Quando ela virou embaixadora da Unicef depois de estoura como cantora no Brasil todo, ela já era um militante. “Me sinto socióloga. Lia Simone de Beauvoir com 15 anos”, ela comenta. Ela não o artista que estampa um campanha social porque é algo bacana de se fazer. Ela gosta de estudar as questões que defende e entender o que está fazendo com exatidão. Se diz funcionária e até brinca que a Unicef usa pouco ela. “Tenho alma política”, ela diz antes de revelar que já foi convidada para ser deputada, posição que ela negou por acreditar já exercer de alguma forma com o que fala em entrevistas. E tem razão. Num analogia podemos chamar o palco de Daniela de palanque. Ela gosta de discursar e revela até uma consequência divertida do tanto que fala. No Youtube basta procurar pelos termos “Daniela Mercury discurso” para encontrar vários vídeos de Daniela fazendo considerações sobre vários temas - discurso contra a violência, contra homofobia, contra o racismo.
Ela tem coragem para dizer o que precisa ser dito. Foi firme em se posicionar em 2012 diante de uma greve da polícia militar baiana que teve como consequência uma onda de homicídios e manchou o Carnaval daquele ano. Mas ela não culpa os policiais, sabe que o problema é mais grave.
“Se a gente for mais forte tiver mais caráter talvez nosso políticos melhorem. A sociedade precisa antes de tudo repensar sua atitude cotidiana, a flexibilização de valores em algumas circunstâncias”. Ela cobra também um maior conhecimento das leis. “O brasileiro tem pouca noção das leis”, ela diz reclamando um pouco de como a constituição muitas vezes é preterida em função de leis religiosas, por exemplo.
Daniela acredita que é preciso transgredir quando necessário. A imaginação, por exemplo, é uma arma de transgressão, uma liberdade. “O mundo é uma grande ficção cada um interpreta a vida quer”.

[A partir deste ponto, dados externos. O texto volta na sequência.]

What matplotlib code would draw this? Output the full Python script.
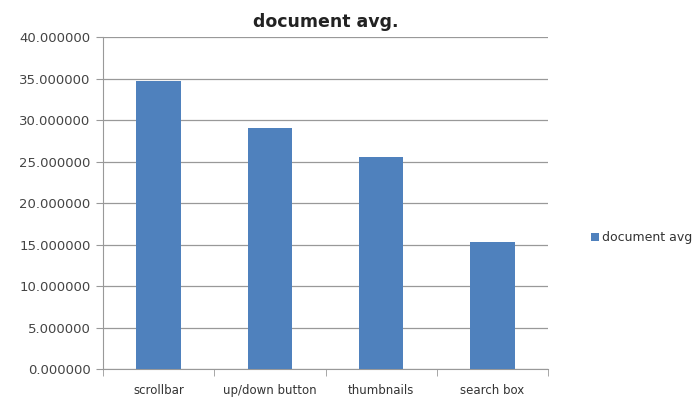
import numpy as np
import matplotlib
matplotlib.use("Agg")
import matplotlib.pyplot as plt
from matplotlib.ticker import FixedLocator, FormatStrFormatter

categories = ["scrollbar", "up/down button", "thumbnails", "search box"]
doc_avg = [34.7, 29.0, 25.5, 15.3]
series_name = "document avg"
y_ticks = [0, 5, 10, 15, 20, 25, 30, 35, 40]

fig = plt.figure(figsize=(6.92, 4.03), dpi=100)
ax = fig.add_axes([0.149, 0.084, 0.643, 0.824])

x = np.arange(len(categories))
ax.bar(x, doc_avg, width=0.4, color="#4F81BD", label=series_name, zorder=3)

ax.set_xlim(-0.5, len(categories) - 0.5)
ax.set_ylim(0, 40)
ax.set_yticks(y_ticks)
ax.yaxis.set_major_formatter(FormatStrFormatter("%.6f"))
ax.yaxis.grid(True, color="#999999", linewidth=0.9, zorder=0)

ax.set_xticks(x)
ax.set_xticklabels(categories)
ax.xaxis.set_minor_locator(FixedLocator(np.arange(-0.5, len(categories), 1.0)))
ax.tick_params(axis="x", which="major", length=0, pad=11, labelsize=8.5, colors="#333333")
ax.tick_params(axis="x", which="minor", length=5, color="#999999")
ax.tick_params(axis="y", length=5, color="#999999", labelsize=9.5, labelcolor="#444444", pad=4)

for side in ["top", "right"]:
    ax.spines[side].set_visible(False)
ax.spines["left"].set_color("#999999")
ax.spines["bottom"].set_color("#999999")

fig.text(0.471, 0.945, "document avg.", ha="center", va="center",
         fontsize=12.5, fontweight="bold", color="#222222")

fig.legend(loc="center left", bbox_to_anchor=(0.838, 0.41), frameon=False,
           fontsize=9, handlelength=0.6, handleheight=0.6, handletextpad=0.3,
           labelcolor="#333333")

fig.savefig("out.png", dpi=100)
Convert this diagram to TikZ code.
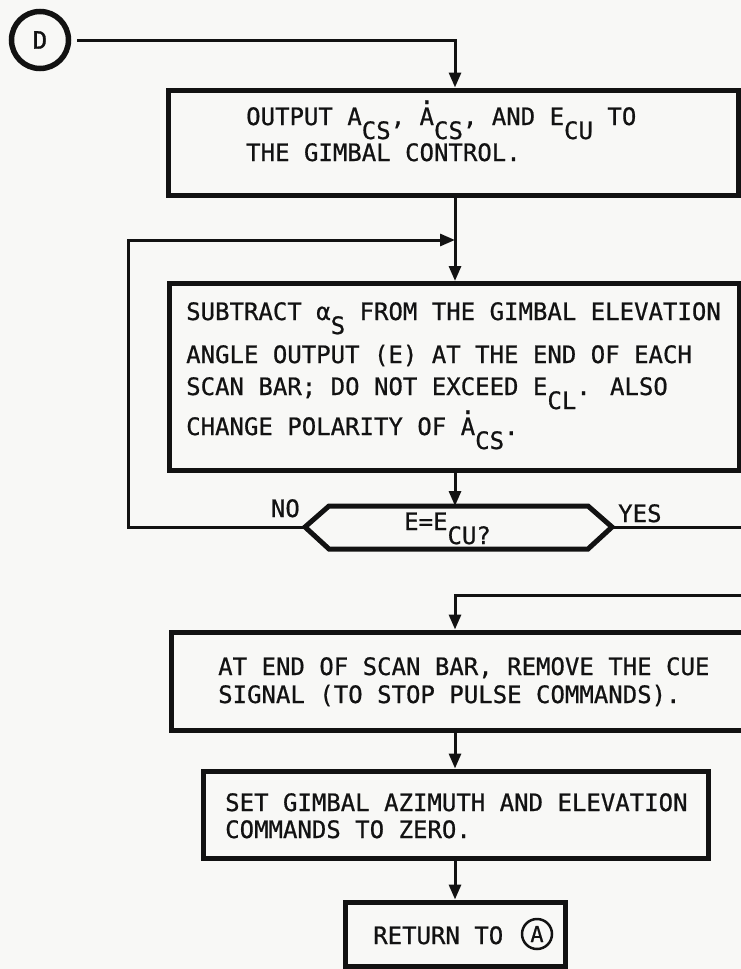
\documentclass[tikz,border=0pt]{standalone}
\usepackage{fontspec}
\newfontfamily\tw[FakeBold=0.7]{DejaVu Sans Mono}
\newfontfamily\twb[FakeBold=1.5]{DejaVu Sans Mono}
\usetikzlibrary{arrows.meta}
\definecolor{paper}{RGB}{248,248,246}
\definecolor{ink}{RGB}{18,18,18}
\newcommand\lo[1]{\raisebox{-14pt}{\smash{#1}}}
\newcommand\dotA{\rlap{\smash{\raisebox{21pt}{.}}}A}
\begin{document}
\begin{tikzpicture}[x=1pt,y=-1pt,
  boxline/.style={draw=ink, line width=5pt, inner sep=0pt},
  conn/.style={draw=ink, line width=3pt},
  arr/.style={conn, -{Triangle[length=15pt,width=12pt]}},
  txt/.style={anchor=base west, inner sep=0pt, text=ink,
    font=\tw\fontsize{24}{28}\selectfont},
  ring/.style={draw=ink, circle, inner sep=0pt, text=ink}]
\fill[paper] (0,0) rectangle (741,969);
\useasboundingbox (0,0) rectangle (741,969);
\coordinate (spine) at (455,0);
% connector D
\node[ring, line width=5.5pt, minimum size=57pt,
  font=\twb\fontsize{24}{26}\selectfont] (D) at (40,40) {D};
% boxes
\node[boxline, minimum width=570pt, minimum height=105pt] (b1) at (453,142.5) {};
\node[boxline, minimum width=570pt, minimum height=187pt] (b2) at (454,377) {};
\node[boxline, minimum width=579pt, minimum height=98pt] (b3) at (460.5,681) {};
\node[boxline, minimum width=505pt, minimum height=87pt] (b4) at (455.5,814.5) {};
\node[boxline, minimum width=220pt, minimum height=64pt] (b5) at (455,934) {};
% texts
\node[txt] (t11) at (246,125) {OUTPUT A\lo{CS}, \dotA\lo{CS}, AND E\lo{CU} TO};
\node[txt] (t12) at (246,161) {THE GIMBAL CONTROL.};
\node[txt] (t21) at (186,320) {SUBTRACT α\lo{S} FROM THE GIMBAL ELEVATION};
\node[txt] (t22) at (186,363) {ANGLE OUTPUT (E) AT THE END OF EACH};
\node[txt] (t23) at (186,395) {SCAN BAR; DO NOT EXCEED E\lo{CL}. ALSO};
\node[txt] (t24) at (186,435) {CHANGE POLARITY OF \dotA\lo{CS}.};
\node[txt] (t31) at (218,675) {AT END OF SCAN BAR, REMOVE THE CUE};
\node[txt] (t32) at (218,703) {SIGNAL (TO STOP PULSE COMMANDS).};
\node[txt] (t41) at (225,811) {SET GIMBAL AZIMUTH AND ELEVATION};
\node[txt] (t42) at (225,838) {COMMANDS TO ZERO.};
\node[txt] (t5) at (373,944) {RETURN TO};
\node[ring, line width=2.5pt, minimum size=30pt,
  font=\tw\fontsize{22}{24}\selectfont] (A) at (537,934) {A};
% decision
\coordinate (dl) at (305,527);
\coordinate (dr) at (612,527);
\coordinate (dtop) at (455,506);
\draw[ink, line width=5pt, line join=miter]
  (dl) -- (329,506) -- (588,506) -- (dr) -- (588,549) -- (329,549) -- cycle;
\node[txt] (tq) at (404,530) {E=E\lo{CU?}};
\node[txt, anchor=base east] (no) at (300,517) {NO};
\node[txt] (yes) at (618,522) {YES};
% loop and branch coordinates
\coordinate (loopb) at (128,527);
\coordinate (loopt) at (128,240);
\coordinate (join) at (455,240);
\coordinate (yesend) at (745,527);
\coordinate (retstart) at (745,595);
\coordinate (retturn) at (455,595);
% connectors
\draw[arr, shorten <=6pt] (D.east) -- (D.east -| spine) -- (b1.north -| spine);
\draw[arr] (b1.south -| spine) -- (b2.north -| spine);
\draw[arr] (dl) -- (loopb) -- (loopt) -- (join);
\draw[arr] (b2.south -| spine) -- (dtop);
\draw[conn] (dr) -- (yesend);
\draw[arr] (retstart) -- (retturn) -- (b3.north -| spine);
\draw[arr] (b3.south -| spine) -- (b4.north -| spine);
\draw[arr] (b4.south -| spine) -- (b5.north -| spine);
\end{tikzpicture}
\end{document}
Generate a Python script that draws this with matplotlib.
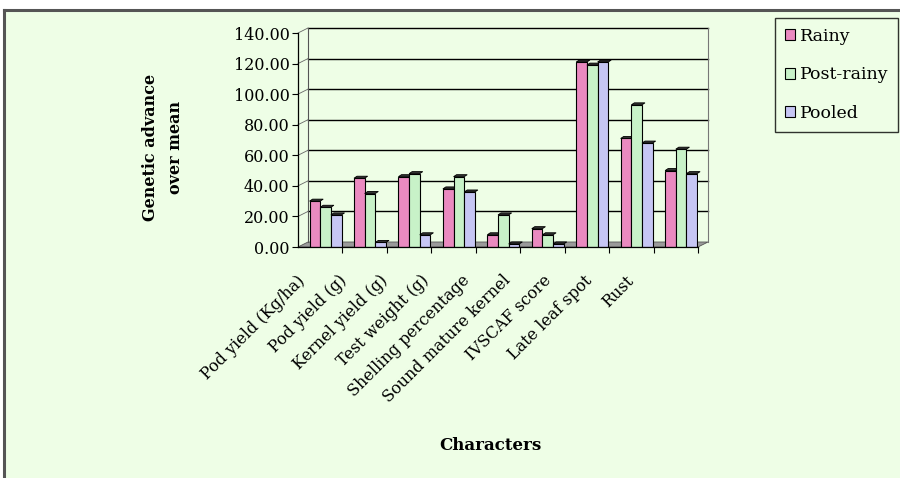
import numpy as np
import matplotlib.pyplot as plt
from matplotlib.patches import Rectangle, Polygon

categories = ["Pod yield (Kg/ha)", "Pod yield (g)", "Kernel yield (g)", "Test weight (g)",
              "Shelling percentage", "Sound mature kernel", "IVSCAF score",
              "Late leaf spot", "Rust"]
seasons = ["Rainy", "Post-rainy", "Pooled"]
rainy = [30, 45, 46, 38, 8, 12, 121, 71, 50]
post_rainy = [26, 35, 48, 46, 21, 8, 119, 93, 64]
pooled = [21, 3, 8, 36, 2, 2, 121, 68, 48]
yticks = [0, 20, 40, 60, 80, 100, 120, 140]

colors = ["#ea8ac0", "#c8f2c8", "#c6c6f4"]
bg = "#eefee6"
W, H = 900, 478
plt.rcParams["font.family"] = ["DejaVu Serif"]

fig = plt.figure(figsize=(W / 100, H / 100), dpi=100, facecolor="white")
# chart area with light green fill and grey frame on left/top
fig.patches.append(Rectangle((4 / W, 0), 1, 1 - 10 / H, transform=fig.transFigure,
                             facecolor=bg, edgecolor="none", zorder=-10))
fig.add_artist(plt.Line2D([4 / W, 4 / W], [0, 1 - 10 / H], color="#555555", lw=2.2,
                          transform=fig.transFigure, zorder=-5))
fig.add_artist(plt.Line2D([4 / W, 1], [1 - 10 / H, 1 - 10 / H], color="#555555", lw=2.2,
                          transform=fig.transFigure, zorder=-5))

x0, x1, y0, y1 = 298, 698, 247, 33
ax = fig.add_axes([x0 / W, 1 - y0 / H, (x1 - x0) / W, (y0 - y1) / H])
ax.set_zorder(2)
ax.set_facecolor("none")
ax.set_xlim(0, 9)
ax.set_ylim(0, 140)
for s in ["top", "right", "bottom"]:
    ax.spines[s].set_visible(False)
ax.spines["left"].set_linewidth(0.9)

# depth offset of the back wall in data units
px_x = (x1 - x0) / 9.0
px_y = (y0 - y1) / 140.0
dx, dy = 10 / px_x, 5 / px_y

floor = Polygon([(0, 0), (9, 0), (9 + dx, dy), (dx, dy)], closed=True,
                facecolor="#9a9a9a", edgecolor="#555555", lw=0.6, clip_on=False, zorder=1)
ax.add_patch(floor)
for v in yticks[1:]:
    ax.plot([dx, 9 + dx], [v + dy, v + dy], color="black", lw=1.0, clip_on=False, zorder=1)
    ax.plot([0, dx], [v, v + dy], color="#666666", lw=0.6, clip_on=False, zorder=1)
ax.plot([dx, dx], [dy, 140 + dy], color="#555555", lw=0.8, clip_on=False, zorder=1)
ax.plot([9 + dx, 9 + dx], [dy, 140 + dy], color="#777777", lw=0.8, clip_on=False, zorder=1)
ax.plot([0, 9], [0, 0], color="black", lw=0.9, clip_on=False, zorder=4)

idx = np.arange(len(categories))
bw = 0.24
tdx, tdy = 3 / px_x, 2 / px_y
for j, (vals, c) in enumerate(zip([rainy, post_rainy, pooled], colors)):
    xs = idx + 0.26 + j * bw
    ax.bar(xs, vals, width=bw, align="edge", color=c, edgecolor="black", lw=0.8,
           zorder=3, label=seasons[j])
    for xl, v in zip(xs, vals):
        # small 3D cap on top of each bar
        ax.add_patch(Polygon([(xl, v), (xl + bw, v), (xl + bw + tdx, v + tdy), (xl + tdx, v + tdy)],
                             closed=True, facecolor="#333333", edgecolor="black", lw=0.6,
                             clip_on=False, zorder=3))

ax.set_yticks(yticks)
ax.set_yticklabels([f"{v:.2f}" for v in yticks], fontsize=11.5)
ax.tick_params(axis="y", length=4, width=0.8, pad=2)
ax.set_xticks(np.arange(1, 10))
ax.set_xticklabels([])
ax.tick_params(axis="x", length=4, width=0.8, direction="out")

# rotated category labels
for i, name in enumerate(categories):
    fig.text((297 + 41 * i) / W, 1 - 272 / H, name, rotation=45, ha="right", va="top",
             rotation_mode="anchor", fontsize=11.5)

fig.text(163 / W, 1 - 147 / H, "Genetic advance\nover mean", rotation=90, ha="center",
         va="center", fontsize=11.5, fontweight="bold", linespacing=1.6)
fig.text(490 / W, 1 - 445 / H, "Characters", ha="center", va="center", fontsize=12,
         fontweight="bold")

leg = fig.legend(loc="upper left", bbox_to_anchor=(775 / W, 1 - 18 / H), frameon=True,
                 fancybox=False, edgecolor="black", facecolor=bg, fontsize=12.5,
                 handlelength=0.6, handleheight=0.6, handletextpad=0.3, labelspacing=1.25,
                 borderpad=0.55, borderaxespad=0)
leg.get_frame().set_linewidth(1.0)

fig.savefig("out.png", dpi=100, facecolor="white")
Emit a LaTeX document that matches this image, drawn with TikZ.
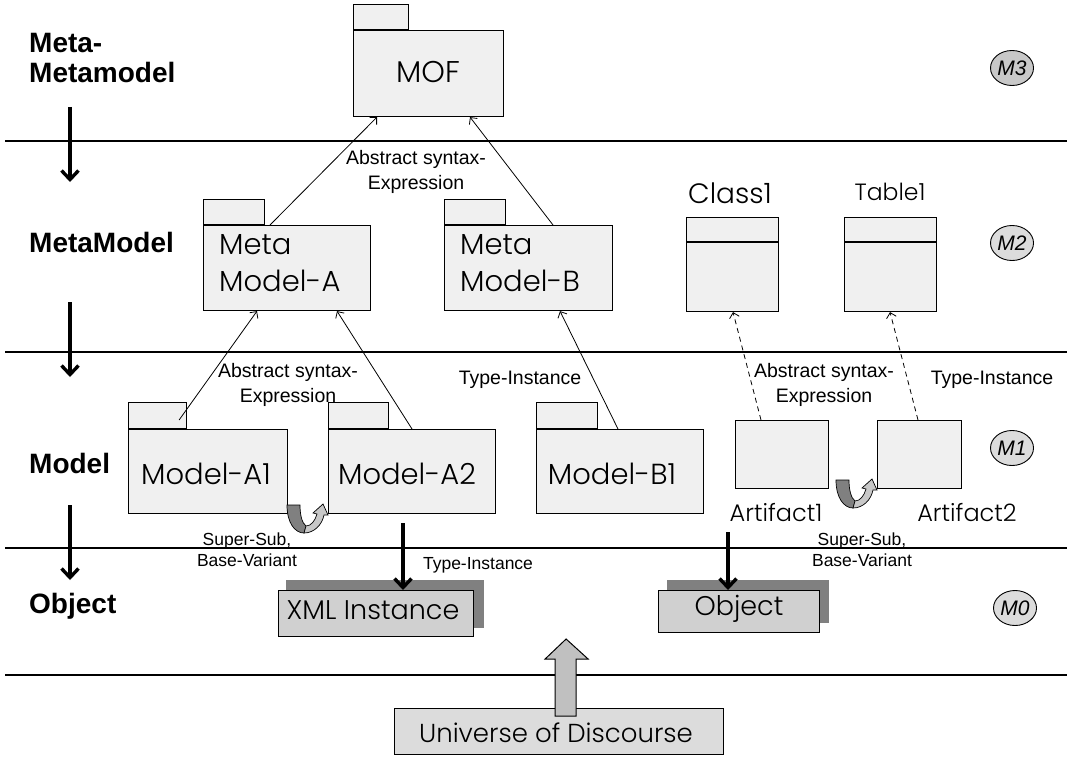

Dona de uma sensibilidade que a deixa facilmente triste quando vê situações ruins, Daniela procurar pensar que a humanidade está melhor do que já foi. Ela sabe que sua indignação com o machismo, desrespeito e intolerância que ela via ainda criança no ônibus e ainda viu muitas vezes na vida não pode ser uma força que a deixe para baixo, mas sejam energia constante para ela ajudar quem estiver por perto. Seja com ações, seja com sua voz.